The number of simulations to calculate the convergence statistics, the minimum change threshold, and the performance metrics to use can be specified as arguments to the function. See the help documentation for more details (?Converge).

Converge(myMSE)
## Checking if order of MPs is changing in last 20 iterations
## Checking average difference in PM over last 20 iterations is > 0.5
## Plotting MPs 1 - 8
## 
## Yield relative to Reference Yield (Years 1-50)
## Order over last 20 iterations is not consistent for:
##  AvC  
## Order over last 20 iterations is not consistent for:
##  AvC_MLL  
## Order over last 20 iterations is not consistent for:
##  Itarget1  
## Order over last 20 iterations is not consistent for:
##  Itarget1_MPA  
## Order over last 20 iterations is not consistent for:
##  ITe10
## Mean difference over last 20 iterations is > 0.5 for:
## AvC 
## Mean difference over last 20 iterations is > 0.5 for:
## Itarget1 
## Mean difference over last 20 iterations is > 0.5 for:
## matlenlim 
## Mean difference over last 20 iterations is > 0.5 for:
## Itarget1_MPA
## 
## Spawning Biomass relative to SBMSY
## Mean difference over last 20 iterations is > 0.5 for:
## AvC 
## Mean difference over last 20 iterations is > 0.5 for:
## ITe10
## 
## Average Annual Variability in Yield (Years 1-50)
## Order over last 20 iterations is not consistent for:
##  AvC_MLL  
## Order over last 20 iterations is not consistent for:
##  Itarget1
## Mean difference over last 20 iterations is > 0.5 for:
## AvC 
## Mean difference over last 20 iterations is > 0.5 for:
## Itarget1 
## Mean difference over last 20 iterations is > 0.5 for:
## ITe10 
## Mean difference over last 20 iterations is > 0.5 for:
## AvC_MLL 
## Mean difference over last 20 iterations is > 0.5 for:
## Itarget1_MPA

##                    Yield P10 AAVY
## MPs Not Converging     4   2    5
## Unstable MPs           5   0    2

Have we run enough simulations?

The convergence plot reveals that both the order of the MPs and the performance statistics are not stable. This suggests that 48 simulations is not enough to produce reliable results.

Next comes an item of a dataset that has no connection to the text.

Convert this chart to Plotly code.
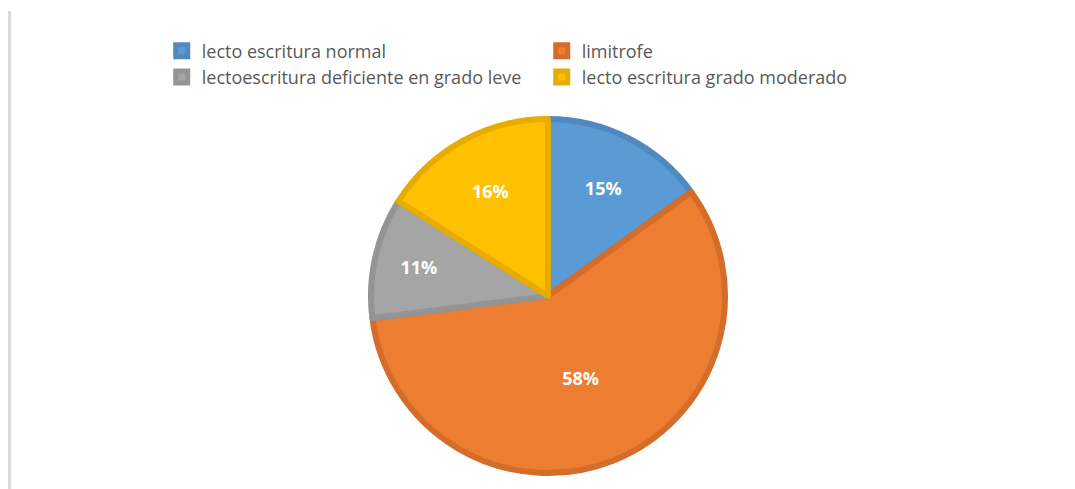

Let’s increase the number of simulations and try again:

myOM@nsim <- 200
myMSE_200 <- runMSE(OM=myOM, MPs=myMPs)

Is 200 simulations enough?

Converge(myMSE_200)
## Checking if order of MPs is changing in last 20 iterations
## Checking average difference in PM over last 20 iterations is > 0.5
## Plotting MPs 1 - 8

##                    Yield P10 AAVY
## MPs Not Converging     0   0    0
## Unstable MPs           0   0    0